American lawyer and politician

Susan Glick (born 1950 or 1951) is an American lawyer and politician from the state of Indiana. A Republican, she has been a member of the Indiana Senate since 2010. She was LaGrange County Prosecuting Attorney from 1983 to 1990.

==Education==
Glick is a graduate of Indiana University Bloomington.

==Legal career==
Glick served as LaGrange County Prosecuting Attorney from 1983 to 1990. Before that she worked for Governor Otis Bowen. She practiced law for 30 years prior to her tenure as a state senator.

==Senate==
Glick has represented the 13th district in the state senate since 2010. She was sworn into the state senate on December 16, 2010, Randall Shepard presided over the ceremony. She was selected as a replacement for Senator Marlin Stutzman, who was elected to Congress. The district includes parts of Kosciusko, LaGrange, Noble, Steuben and DeKalb counties. She was challenged by State Representative David Yarde in 2012, but ultimately won renomination.
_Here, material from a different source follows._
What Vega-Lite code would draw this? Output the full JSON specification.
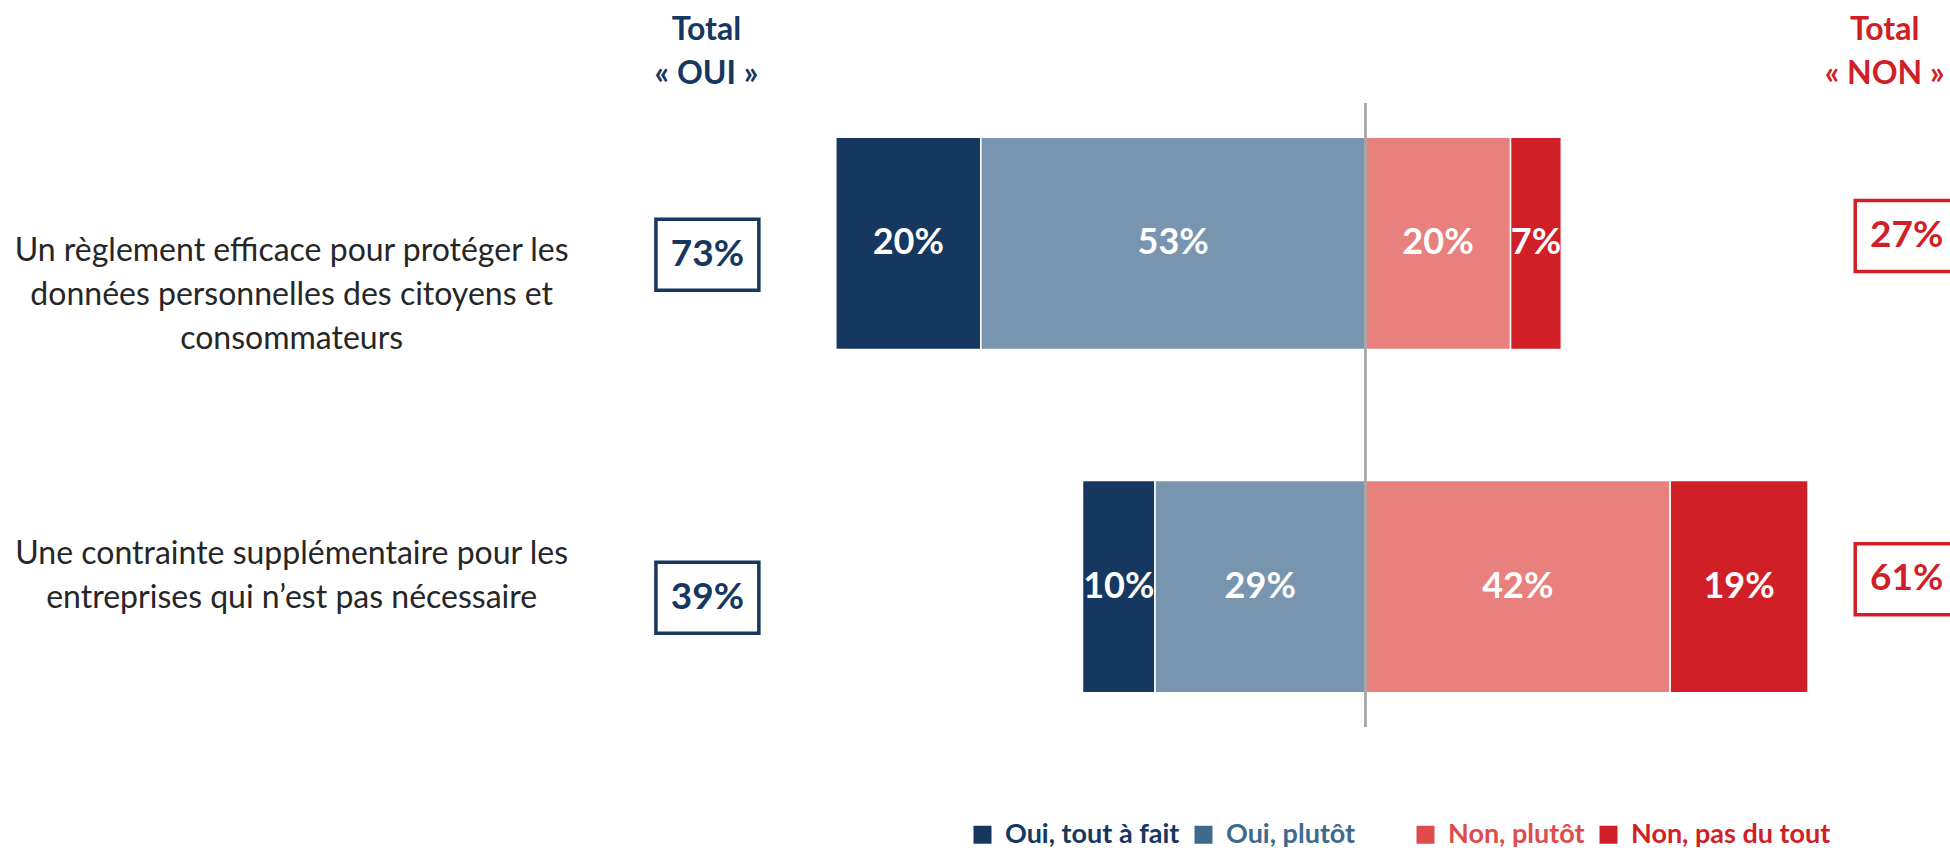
{
  "$schema": "https://vega.github.io/schema/vega-lite/v6.json",
  "width": 1950,
  "height": 624,
  "padding": {"top": 13, "left": 0, "right": 0, "bottom": 0},
  "background": "white",
  "config": {"view": {"stroke": null}, "font": "Lato"},
  "resolve": {"scale": {"color": "independent"}, "axis": {"x": "independent"}},
  "data": {
    "values": [
      {"question": "Un règlement efficace pour protéger les\ndonnées personnelles des citoyens et\nconsommateurs", "answer": "Oui, tout à fait", "value": -20, "level": 2},
      {"question": "Un règlement efficace pour protéger les\ndonnées personnelles des citoyens et\nconsommateurs", "answer": "Oui, plutôt", "value": -53, "level": 1},
      {"question": "Un règlement efficace pour protéger les\ndonnées personnelles des citoyens et\nconsommateurs", "answer": "Non, plutôt", "value": 20, "level": 1},
      {"question": "Un règlement efficace pour protéger les\ndonnées personnelles des citoyens et\nconsommateurs", "answer": "Non, pas du tout", "value": 7, "level": 2},
      {"question": "Une contrainte supplémentaire pour les\nentreprises qui n’est pas nécessaire", "answer": "Oui, tout à fait", "value": -10, "level": 2},
      {"question": "Une contrainte supplémentaire pour les\nentreprises qui n’est pas nécessaire", "answer": "Oui, plutôt", "value": -29, "level": 1},
      {"question": "Une contrainte supplémentaire pour les\nentreprises qui n’est pas nécessaire", "answer": "Non, plutôt", "value": 42, "level": 1},
      {"question": "Une contrainte supplémentaire pour les\nentreprises qui n’est pas nécessaire", "answer": "Non, pas du tout", "value": 19, "level": 2}
    ]
  },
  "layer": [
    {
      "transform": [
        {"stack": "value", "groupby": ["question"], "sort": [{"field": "level", "order": "ascending"}], "as": ["x0", "x1"]}
      ],
      "mark": {"type": "bar", "stroke": "white", "strokeWidth": 1.5},
      "encoding": {
        "x": {
          "field": "x0",
          "type": "quantitative",
          "scale": {"domain": [-188.2, 80.57], "nice": false, "zero": false},
          "axis": {
            "orient": "top",
            "values": [-90.9, 71.5],
            "labelExpr": "datum.value < 0 ? ['Total', '« OUI »'] : ['Total', '« NON »']",
            "labelColor": {"condition": {"test": "datum.value < 0", "value": "#16375f"}, "value": "#d11f27"},
            "labelFont": "Lato",
            "labelFontWeight": "bold",
            "labelFontSize": 32,
            "labelLineHeight": 44,
            "labelPadding": 57,
            "labelAlign": "center",
            "labelBaseline": "bottom",
            "labelOverlap": false,
            "labelFlush": false,
            "labelBound": false,
            "domain": false,
            "ticks": false,
            "tickSize": 0,
            "grid": false,
            "title": null
          }
        },
        "x2": {"field": "x1"},
        "y": {
          "field": "question",
          "type": "nominal",
          "scale": {"paddingInner": 0.382, "paddingOuter": 0.1, "align": 0.5},
          "axis": null
        },
        "color": {
          "field": "answer",
          "type": "nominal",
          "scale": {
            "domain": ["Oui, tout à fait", "Oui, plutôt", "Non, plutôt", "Non, pas du tout"],
            "range": ["#16375f", "#7795ae", "#e8807e", "#d11f27"]
          },
          "legend": null
        }
      }
    },
    {
      "mark": {"type": "square", "opacity": 0},
      "encoding": {
        "x": {"datum": 0, "type": "quantitative", "axis": null},
        "y": {"field": "question", "type": "nominal", "axis": null},
        "color": {
          "field": "answer",
          "type": "nominal",
          "scale": {
            "domain": ["Oui, tout à fait", "Oui, plutôt", " ", "Non, plutôt", "Non, pas du tout"],
            "range": ["#16375f", "#3f6a8c", "transparent", "#e04b4b", "#d11f27"]
          },
          "legend": {
            "orient": "none",
            "legendX": 969,
            "legendY": 718,
            "direction": "horizontal",
            "title": null,
            "symbolType": "square",
            "symbolSize": 324,
            "symbolStrokeWidth": 0,
            "symbolOpacity": 1,
            "labelFont": "Lato",
            "labelFontWeight": "bold",
            "labelFontSize": 27,
            "labelOffset": 9,
            "columnPadding": 10,
            "padding": 0,
            "labelLimit": 400,
            "labelColor": {"expr": "datum.value === 'Oui, tout à fait' ? '#16375f' : datum.value === 'Oui, plutôt' ? '#3f6a8c' : datum.value === 'Non, plutôt' ? '#e04b4b' : datum.value === 'Non, pas du tout' ? '#d11f27' : 'transparent'"}
          }
        }
      }
    },
    {
      "mark": {"type": "rule", "color": "#a6a6a6", "strokeWidth": 1.5},
      "encoding": {"x": {"datum": 0, "type": "quantitative", "axis": null}}
    },
    {
      "transform": [
        {"stack": "value", "groupby": ["question"], "sort": [{"field": "level", "order": "ascending"}], "as": ["x0", "x1"]},
        {"calculate": "(datum.x0 + datum.x1) / 2", "as": "mid"},
        {"calculate": "abs(datum.value) + '%'", "as": "lbl"}
      ],
      "mark": {"type": "text", "font": "Lato", "fontWeight": "bold", "fontSize": 36, "color": "white", "align": "center", "baseline": "middle"},
      "encoding": {
        "x": {"field": "mid", "type": "quantitative", "axis": null},
        "y": {"field": "question", "type": "nominal", "axis": null},
        "text": {"field": "lbl"}
      }
    },
    {
      "transform": [
        {"filter": "datum.value < 0"},
        {"aggregate": [{"op": "sum", "field": "value", "as": "s"}], "groupby": ["question"]},
        {"calculate": "abs(datum.s) + '%'", "as": "tot"}
      ],
      "encoding": {
        "x": {"datum": -90.7, "type": "quantitative", "axis": null},
        "y": {"field": "question", "type": "nominal", "bandPosition": 0.553, "axis": null}
      },
      "layer": [
        {"mark": {"type": "point", "shape": "M-1.45,-1H1.45V1H-1.45Z", "size": 5041, "filled": false, "color": "#16375f", "strokeWidth": 3.5, "opacity": 1}},
        {"mark": {"type": "text", "font": "Lato", "fontWeight": "bold", "fontSize": 37, "color": "#16375f", "align": "center", "baseline": "middle"}, "encoding": {"text": {"field": "tot"}}}
      ]
    },
    {
      "transform": [
        {"filter": "datum.value > 0"},
        {"aggregate": [{"op": "sum", "field": "value", "as": "s"}], "groupby": ["question"]},
        {"calculate": "abs(datum.s) + '%'", "as": "tot"}
      ],
      "encoding": {
        "x": {"datum": 74.6, "type": "quantitative", "axis": null},
        "y": {"field": "question", "type": "nominal", "bandPosition": 0.465, "axis": null}
      },
      "layer": [
        {"mark": {"type": "point", "shape": "M-1.45,-1H1.45V1H-1.45Z", "size": 5041, "filled": false, "color": "#d11f27", "strokeWidth": 3.5, "opacity": 1, "clip": true}},
        {"mark": {"type": "text", "font": "Lato", "fontWeight": "bold", "fontSize": 37, "color": "#d11f27", "align": "center", "baseline": "middle"}, "encoding": {"text": {"field": "tot"}}}
      ]
    },
    {
      "transform": [{"filter": "datum.answer === 'Oui, plutôt' && indexof(datum.question, 'Un règlement') === 0"}],
      "mark": {"type": "text", "font": "Lato", "fontSize": 32, "color": "#262626", "lineBreak": "\n", "lineHeight": 44, "align": "center", "baseline": "middle"},
      "encoding": {
        "x": {"datum": -148, "type": "quantitative", "axis": null},
        "y": {"field": "question", "type": "nominal", "bandPosition": 0.538, "axis": null},
        "text": {"field": "question"}
      }
    },
    {
      "transform": [{"filter": "datum.answer === 'Oui, plutôt' && indexof(datum.question, 'Une contrainte') === 0"}],
      "mark": {"type": "text", "font": "Lato", "fontSize": 32, "color": "#262626", "lineBreak": "\n", "lineHeight": 44, "align": "center", "baseline": "middle"},
      "encoding": {
        "x": {"datum": -148, "type": "quantitative", "axis": null},
        "y": {"field": "question", "type": "nominal", "bandPosition": 0.346, "axis": null},
        "text": {"field": "question"}
      }
    }
  ]
}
In 2022, Glick authored a bill to impose a near-total ban on abortion in Indiana. The bill passed on the Republican-controlled Senate on a 26–20 vote in July 2022, one month after the U.S. Supreme Court overturned Roe v. Wade and decided that there was no federal constitutional right to abortion.

In 2025, Glick voted against a proposed mid-cycle congressional redistricting plan. During debate, she criticized pressure from national political figures and advocacy groups, stating that "You have to know Hoosiers, we can't be bullied."

==Personal==
Glick is a Methodist and serves on her local library board.